Ces multiples manquements – identifiés sur plusieurs années – avait conduit l’ANSM à restreindre fin 2022 les conditions des essais cliniques à l'institut, menant celui-ci à suspendre tous les essais en vigueur. L’ANSM avait enjoint l’IHU à mettre en œuvre un "plan d’actions pour se conformer à la réglementation", notamment un programme de formation du personnel concerné par la réglementation des RIPH. Elle avait également demandé un bilan intégral des recherches en cours et de celles ayant donné lieu à des publications depuis cinq ans.
L’IHU, désormais dirigé par le Pr Pierre-Edouard Fournier, de concert avec son autorité de tutelle – l’AP-HM, a fourni les éléments demandés, indique l’ANSM dans son communiqué, ce qui a poussé l’agence à lever ces injonctions en vigueur. Toutefois, "de nouveaux éléments ont également été portés à la connaissance de l’ANSM qui laissent apparaître que, malgré la mise en œuvre des mesures exigées, l'application de la réglementation des [recherches impliquant la personne humaine] au sein de l'IHU n’apparaît pas totalement satisfaisante", poursuit-elle dans son communiqué.
En cause : la mise en ligne en avril dernier d’un article en pré-publication cosigné par le Pr Raoult intitulé Early Treatment with Hydroxychloroquine and Azithromycin: A ‘Real-Life’ Monocentric Retrospective Cohort Study of 30,423 COVID-19 Patients, "qui fait état des résultats obtenus chez des patients atteints de Covid-19 ayant été traités à l'IHU entre le 2 mars 2020 et le 31 décembre 2021, et ayant reçu différents traitements", parmi lesquels l’association hydroxychloroquine-azithromycine.
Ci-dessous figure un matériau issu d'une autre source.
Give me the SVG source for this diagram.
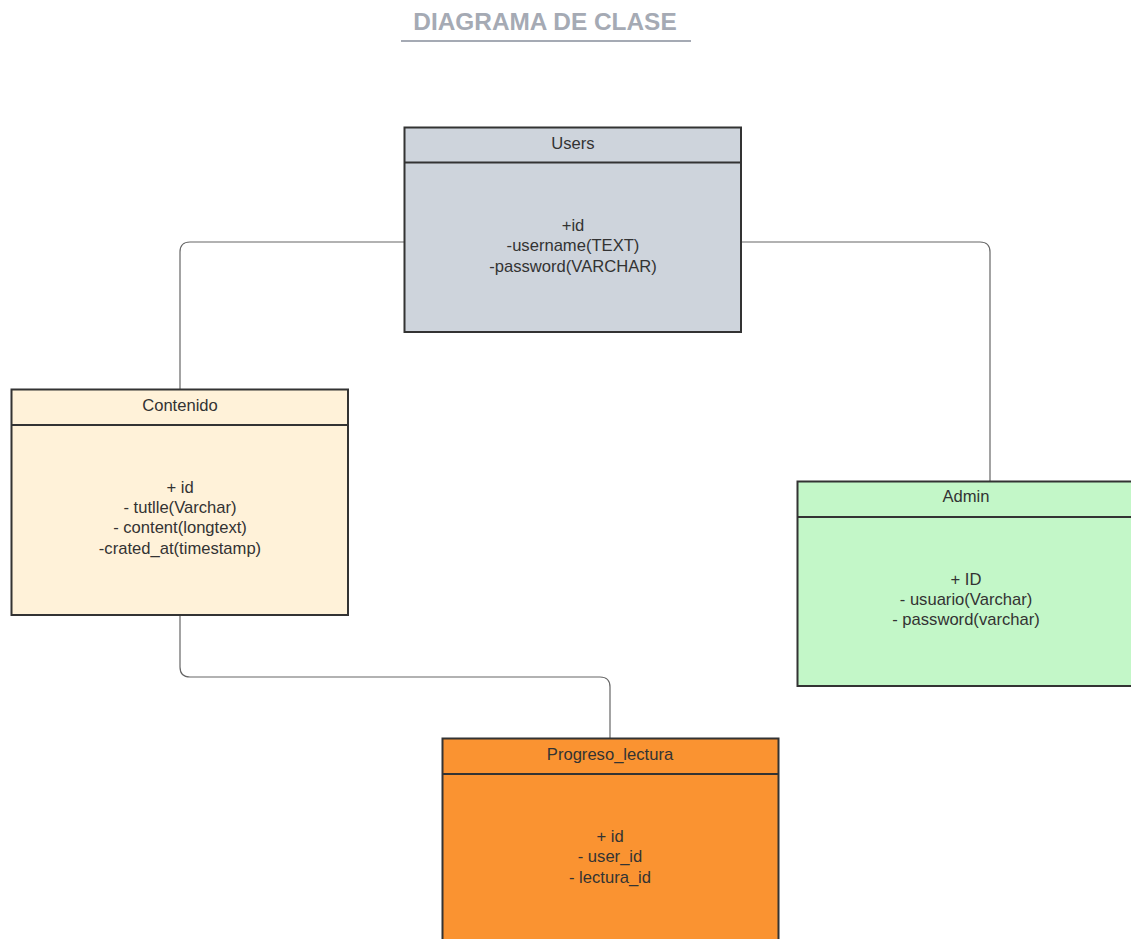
<svg xmlns="http://www.w3.org/2000/svg" width="1131" height="939" viewBox="0 0 1131 939">
<style>
.box{stroke:#333;stroke-width:2}
.t{font-family:"Liberation Sans",Arial,sans-serif;font-size:16.6px;fill:#333;text-anchor:middle}
.c{fill:none;stroke:#666;stroke-width:1.2}
.title{font-family:"Liberation Sans",Arial,sans-serif;font-size:24.4px;font-weight:bold;fill:#a5aab4;text-anchor:middle}
</style>
<rect width="1131" height="939" fill="#fff"/>
<text class="title" x="545" y="30">DIAGRAMA DE CLASE</text>
<line x1="401" y1="41" x2="691" y2="41" stroke="#a5aab4" stroke-width="2"/>
<g id="connectors">
<path class="c" d="M404,242 H190 Q180,242 180,252 V389"/>
<path class="c" d="M741,242 H980 Q990,242 990,252 V481"/>
<path class="c" d="M180,615 V667 Q180,677 190,677 H600 Q610,677 610,687 V738"/>
</g>
<g id="users">
<rect class="box" x="404.5" y="127.5" width="336.5" height="204.5" fill="#ced4dc"/>
<line class="box" x1="404.5" y1="162.5" x2="741" y2="162.5"/>
<text class="t" x="573" y="149">Users</text>
<text class="t" x="573" y="231">+id</text>
<text class="t" x="573" y="251">-username(TEXT)</text>
<text class="t" x="573" y="272">-password(VARCHAR)</text>
</g>
<g id="contenido">
<rect class="box" x="11.5" y="389.5" width="336.5" height="225.5" fill="#fff2d9"/>
<line class="box" x1="11.5" y1="425" x2="348" y2="425"/>
<text class="t" x="180" y="411">Contenido</text>
<text class="t" x="180" y="493">+ id</text>
<text class="t" x="180" y="513">- tutlle(Varchar)</text>
<text class="t" x="180" y="533">- content(longtext)</text>
<text class="t" x="180" y="554">-crated_at(timestamp)</text>
</g>
<g id="admin">
<rect class="box" x="797.5" y="481.5" width="340" height="204.5" fill="#c3f7c8"/>
<line class="box" x1="797.5" y1="517" x2="1137" y2="517"/>
<text class="t" x="966" y="502">Admin</text>
<text class="t" x="966" y="585">+ ID</text>
<text class="t" x="966" y="605">- usuario(Varchar)</text>
<text class="t" x="966" y="625">- password(varchar)</text>
</g>
<g id="progreso_lectura">
<rect class="box" x="442.5" y="738.5" width="336" height="210" fill="#fa9331"/>
<line class="box" x1="442.5" y1="774" x2="778.5" y2="774"/>
<text class="t" x="610" y="760">Progreso_lectura</text>
<text class="t" x="610" y="842">+ id</text>
<text class="t" x="610" y="862">- user_id</text>
<text class="t" x="610" y="883">- lectura_id</text>
</g>
</svg>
Si le Pr Raoult a déclaré que cette étude n’était qu’"observationnelle", ne constituant pas un essai clinique, l’ANSM porte un autre regard.
Dans son communiqué, l’ANSM rappelle qu’elle a saisi le procureur en juin dernier concernant cette étude portant sur plus de 30 000 patients. "Cette étude aurait ainsi dû bénéficier d’un avis favorable d’un comité de protection des personnes (CPP) et d’une autorisation de l’ANSM pour être mise en œuvre."
En conséquence, l’agence de sécurité du médicament enjoint l’IHU et l’AP-HM de lui transmettre "trimestriellement pendant un an" un bilan des projets d’essais cliniques ainsi que des prescriptions de traitements hors autorisation de mise sur le marché (AMM).
Dans un communiqué commun, l'AP-HM et la Fondation Méditerranée Infection (FMI), qui administre l'IHU, se sont félicitées de la reprise annoncée des essais, promettant "la plus grande vigilance" sur le "strict respect des règles, et des principes d'éthique et d'intégrité". L'AP-HM a aussi annoncé que son propre personnel devra valider toute étude future, avec une attention particulière notamment sur la "distinction" entre essais cliniques et études observationnelles. L'AP-HM et la FMI se sont dit "confiantes dans le fait que ces errements appartiennent au passé".